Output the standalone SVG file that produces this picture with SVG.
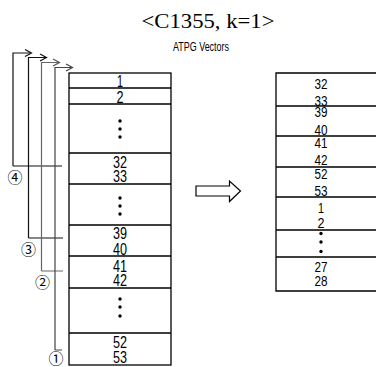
<svg xmlns="http://www.w3.org/2000/svg" width="377" height="367" viewBox="0 0 377 367">
<defs>
<style>
.ln{stroke:#000;stroke-width:1.3;fill:none}
.br{stroke:#111;stroke-width:1.2;fill:none}
.ah{stroke:#111;stroke-width:1.2;fill:none}
.n{font-family:"Liberation Sans",Arial,sans-serif;font-size:17px;text-anchor:middle;fill:#000}
.m{font-family:"Liberation Sans",Arial,sans-serif;font-size:14.5px;text-anchor:middle;fill:#000}
.c{font-family:"Noto Sans CJK JP","DejaVu Sans",sans-serif;font-size:15px;text-anchor:middle;fill:#000}
</style>
</defs>
<rect width="377" height="367" fill="#fff"/>
<text x="208" y="28" font-family="'Liberation Serif',serif" font-size="20" text-anchor="middle" textLength="133" lengthAdjust="spacingAndGlyphs">&lt;C1355, k=1&gt;</text>
<text x="201" y="51" font-family="'Liberation Sans',sans-serif" font-size="12.5" text-anchor="middle" textLength="56" lengthAdjust="spacingAndGlyphs">ATPG Vectors</text>

<g id="left-vectors">
<rect class="ln" x="69" y="73" width="102" height="292"/>
<path class="ln" d="M69 88H171M69 104H171M69 153H171M69 184H171M69 225H171M69 256H171M69 288H171M69 333H171"/>
<text class="n" x="120" y="87" textLength="6" lengthAdjust="spacingAndGlyphs">1</text>
<text class="n" x="120" y="103" textLength="7" lengthAdjust="spacingAndGlyphs">2</text>
<g fill="#000"><circle cx="120" cy="121" r="1.7"/><circle cx="120" cy="129" r="1.7"/><circle cx="120" cy="137" r="1.7"/></g>
<text class="n" x="120" y="168" textLength="14" lengthAdjust="spacingAndGlyphs">32</text>
<text class="n" x="120" y="182" textLength="14" lengthAdjust="spacingAndGlyphs">33</text>
<g fill="#000"><circle cx="120" cy="198" r="1.7"/><circle cx="120" cy="206" r="1.7"/><circle cx="120" cy="214" r="1.7"/></g>
<text class="n" x="120" y="239" textLength="14" lengthAdjust="spacingAndGlyphs">39</text>
<text class="n" x="120" y="255" textLength="14" lengthAdjust="spacingAndGlyphs">40</text>
<text class="n" x="120" y="272" textLength="14" lengthAdjust="spacingAndGlyphs">41</text>
<text class="n" x="120" y="286" textLength="14" lengthAdjust="spacingAndGlyphs">42</text>
<g fill="#000"><circle cx="120" cy="299" r="1.7"/><circle cx="120" cy="307" r="1.7"/><circle cx="120" cy="316" r="1.7"/></g>
<text class="n" x="120" y="348" textLength="14" lengthAdjust="spacingAndGlyphs">52</text>
<text class="n" x="120" y="363" textLength="14" lengthAdjust="spacingAndGlyphs">53</text>
</g>

<g id="connectors">
<g id="bracket-4">
<path class="br" d="M13 166V53H31M13 166H62"/>
<path class="ah" d="M25 49.5L31.5 53L25 56.5"/>
</g>
<g id="bracket-3">
<path class="br" d="M28.5 238V57.5H46M28.5 238H63"/>
<path class="ah" d="M40 54L46.5 57.5L40 61"/>
</g>
<g id="bracket-2">
<path class="br" style="stroke:#666" d="M41.5 271V62.5H59M41.5 271H63"/>
<path class="ah" style="stroke:#555" d="M53 59L59.5 62.5L53 66"/>
</g>
<g id="bracket-1">
<path class="br" style="stroke:#444" d="M55 350V67.5H72M55 350H62"/>
<path class="ah" style="stroke:#444" d="M66 64L72.5 67.5L66 71"/>
</g>
</g>

<g id="labels">
<text class="c" x="15" y="182.5">④</text>
<text class="c" x="28.5" y="254.5">③</text>
<text class="c" x="42.5" y="288">②</text>
<text class="c" x="56" y="364">①</text>
</g>

<g id="transform-arrow">
<path d="M196 186H229.5V181L240.5 191L229.5 201.5V196H196Z" fill="#fff" stroke="#000" stroke-width="1.2"/>
</g>

<g id="right-vectors">
<path class="ln" d="M376 73H276V291H376"/>
<path class="ln" d="M276 106H376M276 136H376M276 167H376M276 197H376M276 230H376M276 257H376"/>
<text class="m" x="321" y="89" textLength="13" lengthAdjust="spacingAndGlyphs">32</text>
<text class="m" x="321" y="105.5" textLength="13" lengthAdjust="spacingAndGlyphs">33</text>
<text class="m" x="321" y="117" textLength="13" lengthAdjust="spacingAndGlyphs">39</text>
<text class="m" x="321" y="135" textLength="13" lengthAdjust="spacingAndGlyphs">40</text>
<text class="m" x="321" y="148" textLength="13" lengthAdjust="spacingAndGlyphs">41</text>
<text class="m" x="321" y="165" textLength="13" lengthAdjust="spacingAndGlyphs">42</text>
<text class="m" x="321" y="179" textLength="13" lengthAdjust="spacingAndGlyphs">52</text>
<text class="m" x="321" y="196" textLength="13" lengthAdjust="spacingAndGlyphs">53</text>
<text class="m" x="321" y="213" textLength="6" lengthAdjust="spacingAndGlyphs">1</text>
<text class="m" x="321" y="228" textLength="7" lengthAdjust="spacingAndGlyphs">2</text>
<g fill="#000"><circle cx="321" cy="233.5" r="1.7"/><circle cx="321" cy="242" r="1.7"/><circle cx="321" cy="251.5" r="1.7"/></g>
<text class="m" x="321" y="272" textLength="13" lengthAdjust="spacingAndGlyphs">27</text>
<text class="m" x="321" y="286" textLength="13" lengthAdjust="spacingAndGlyphs">28</text>
</g>
</svg>
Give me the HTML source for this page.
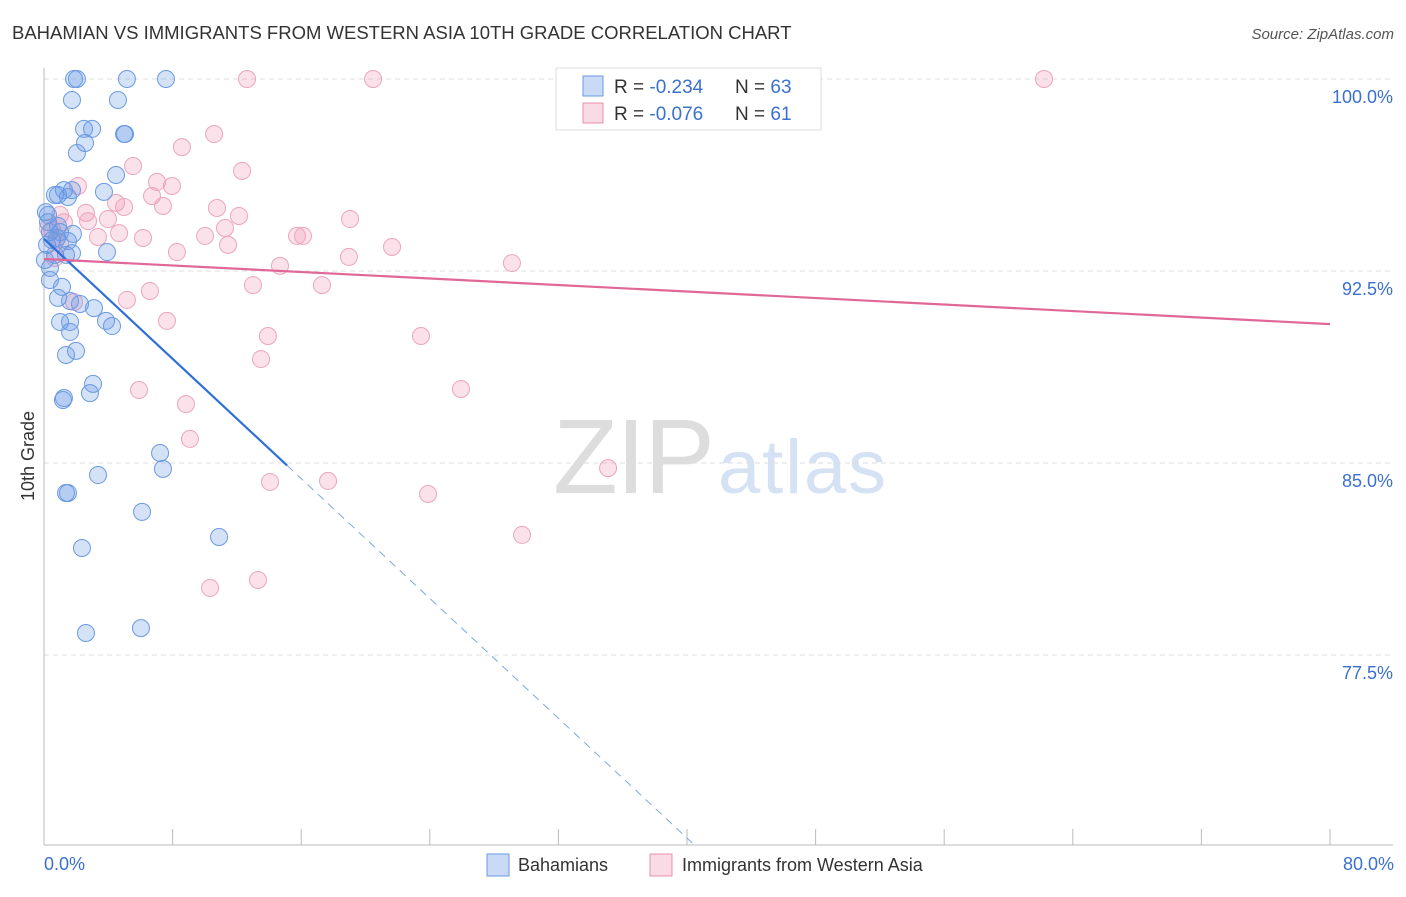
<!DOCTYPE html>
<html><head><meta charset="utf-8"><style>
body{margin:0;background:#fff;font-family:"Liberation Sans",sans-serif}
svg text{font-family:"Liberation Sans",sans-serif}
</style></head><body>
<svg id="chart" width="1406" height="892">
<text x="12" y="39" font-size="18.5" fill="#333">BAHAMIAN VS IMMIGRANTS FROM WESTERN ASIA 10TH GRADE CORRELATION CHART</text>
<text x="1394" y="39" font-size="15" fill="#555" text-anchor="end" font-style="italic">Source: ZipAtlas.com</text>
<g>
<text x="553" y="493" font-size="106" fill="#ddd" font-family="Liberation Serif" textLength="162">ZIP</text>
<text x="718" y="493" font-size="76" fill="#d4e2f4" textLength="168">atlas</text>
</g>
<g id="grid"></g><g id="axes"></g><g id="pts"></g><g id="lines"></g>
<text transform="translate(34,456) rotate(-90)" font-size="18" fill="#333" text-anchor="middle">10th Grade</text>
<g>
<rect x="556" y="68" width="265" height="62" fill="#fff" stroke="#ddd"/>
<rect x="583" y="76" width="20" height="20" fill="rgba(100,150,230,0.35)" stroke="#6a9ae0"/>
<text x="614" y="93" font-size="19" fill="#333">R = <tspan fill="#3a70d0">-0.234</tspan></text>
<text x="735" y="93" font-size="19" fill="#333">N = <tspan fill="#3a70d0">63</tspan></text>
<rect x="583" y="103" width="20" height="20" fill="rgba(240,150,180,0.35)" stroke="#e890b0"/>
<text x="614" y="120" font-size="19" fill="#333">R = <tspan fill="#3a70d0">-0.076</tspan></text>
<text x="735" y="120" font-size="19" fill="#333">N =  <tspan fill="#3a70d0">61</tspan></text>
</g>
<g>
<rect x="487" y="854" width="22" height="22" fill="rgba(100,150,230,0.35)" stroke="#6a9ae0"/>
<text x="518" y="871" font-size="18" fill="#333">Bahamians</text>
<rect x="650" y="854" width="22" height="22" fill="rgba(240,150,180,0.35)" stroke="#e890b0"/>
<text x="682" y="871" font-size="18" fill="#333">Immigrants from Western Asia</text>
</g>
</svg>
<script>
const yTicks=[100,92.5,85,77.5];
const yTickLabels=["100.0%","92.5%","85.0%","77.5%"];
const xTickLabels=["0.0%","80.0%"];
const blueX=[1.87,2.05,5.16,7.59,1.74,4.60,2.49,2.99,5.04,4.98,2.55,2.05,4.48,3.73,0.68,0.87,1.24,1.74,1.49,0.25,0.25,0.37,0.50,0.81,1.0,1.80,1.37,1.74,3.92,0.37,0.37,1.12,0.87,1.62,2.24,3.11,1.0,1.62,3.86,4.23,1.62,1.99,1.37,3.05,2.86,1.24,1.18,7.22,7.40,3.36,1.37,1.49,6.10,10.89,2.36,2.61,6.03,0.06,0.19,0.68,1.49,0.87,0.12];
const blueY=[100,100,100,100,99.18,99.18,98.05,98.05,97.85,97.85,97.5,97.11,96.25,95.59,95.47,95.47,95.66,95.66,95.39,94.69,94.41,94.02,93.71,93.79,94.02,93.95,93.13,93.20,93.24,92.62,92.15,91.88,91.45,91.33,91.21,91.05,90.51,90.51,90.55,90.35,90.12,89.38,89.22,88.09,87.73,87.54,87.46,85.39,84.77,84.53,83.83,83.83,83.09,82.11,81.68,78.36,78.55,92.93,93.52,93.13,93.67,94.26,94.80];
const pinkX=[12.63,20.47,44.04,62.21,10.58,8.58,5.54,12.32,7.03,7.96,2.11,6.72,4.48,4.98,7.40,10.76,12.13,19.04,2.61,3.98,1.0,2.74,11.26,4.67,3.36,6.16,10.02,15.74,16.11,21.65,11.45,8.27,18.97,29.11,14.68,0.50,0.75,1.0,13.0,17.29,6.59,5.16,1.87,7.65,13.93,23.45,13.50,25.94,5.91,8.83,9.08,35.09,14.06,17.67,23.89,29.74,13.31,10.33,0.25,0.68,1.24];
const pinkY=[100,100,100,100,97.85,97.34,96.60,96.41,95.98,95.82,95.82,95.43,95.16,95.0,95.04,94.96,94.65,94.53,94.77,94.53,94.69,94.45,94.18,93.98,93.83,93.79,93.87,93.87,93.87,93.44,93.52,93.24,93.05,92.81,92.70,94.10,93.71,93.59,91.95,91.95,91.72,91.37,91.29,90.55,89.96,89.96,89.06,87.89,87.85,87.30,85.94,84.80,84.26,84.30,83.79,82.19,80.43,80.12,94.18,93.01,94.41];
const blueFit=[93.75,-0.585];
const pinkFit=[92.97,-0.0318];
const NS="http://www.w3.org/2000/svg";
const X=v=>44+v*1286/80, Y=v=>79+(100-v)*25.6;
function mk(p,t,a){const e=document.createElementNS(NS,t);for(const k in a)e.setAttribute(k,a[k]);p.appendChild(e);return e;}
const grid=document.getElementById('grid'),axes=document.getElementById('axes'),pts=document.getElementById('pts'),lines=document.getElementById('lines');
yTicks.forEach((t,i)=>{
 const g=mk(grid,'line',{x1:44,x2:1393,y1:Y(t),y2:Y(t),stroke:'#ddd','stroke-dasharray':'5,4'});
 
 
 const l=mk(axes,'text',{x:1393,y:Y(t)+24,'font-size':18,fill:'#3a70d0','text-anchor':'end'});
 l.textContent=yTickLabels[i];
 
 
});
const ax=mk(axes,'line',{x1:44,x2:44,y1:68,y2:845,stroke:'#bbb'});


const bx=mk(axes,'line',{x1:44,x2:1393,y1:845,y2:845,stroke:'#bbb'});


for(let i=0;i<=10;i++){
 const t=mk(axes,'line',{x1:X(i*8),x2:X(i*8),y1:829,y2:845,stroke:'#bbb'});
 
 
}
[[0,'start',44],[80,'end',1394]].forEach((d,i)=>{
 const t=mk(axes,'text',{x:d[2],y:870,'font-size':18,fill:'#3a70d0','text-anchor':d[1]});
 t.textContent=xTickLabels[i];
 
 
});
function dots(xs,ys,fill,stroke,name){xs.forEach((x,i)=>{
 const c=mk(pts,'circle',{cx:X(x),cy:Y(ys[i]),r:8.5,fill:fill,stroke:stroke,'stroke-width':1});
 
 
});}
dots(pinkX,pinkY,'rgba(240,150,180,0.28)','#eca4bf','point-immigrants');
dots(blueX,blueY,'rgba(100,150,230,0.28)','#6b9ae0','point-bahamians');
const bEndSolid=15.12, bEnd=(blueFit[0]-70.1)/-blueFit[1];
const b1=mk(lines,'line',{x1:X(0),y1:Y(blueFit[0]),x2:X(bEndSolid),y2:Y(blueFit[0]+blueFit[1]*bEndSolid),stroke:'#2f6fd6','stroke-width':2.2});


const b2=mk(lines,'line',{x1:X(bEndSolid),y1:Y(blueFit[0]+blueFit[1]*bEndSolid),x2:X(bEnd),y2:Y(70.1),stroke:'#7fa6e4','stroke-width':1,'stroke-dasharray':'8,6'});


const p1=mk(lines,'line',{x1:X(0),y1:Y(pinkFit[0]),x2:X(80),y2:Y(pinkFit[0]+pinkFit[1]*80),stroke:'#e06898','stroke-width':2.2});


</script>
</body></html>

──────────

▶ **WHAT IS ASKED**: Of the lines in the data, how many contain the word "this"? Provide the number and nothing further.

▶ **REPLY**: 2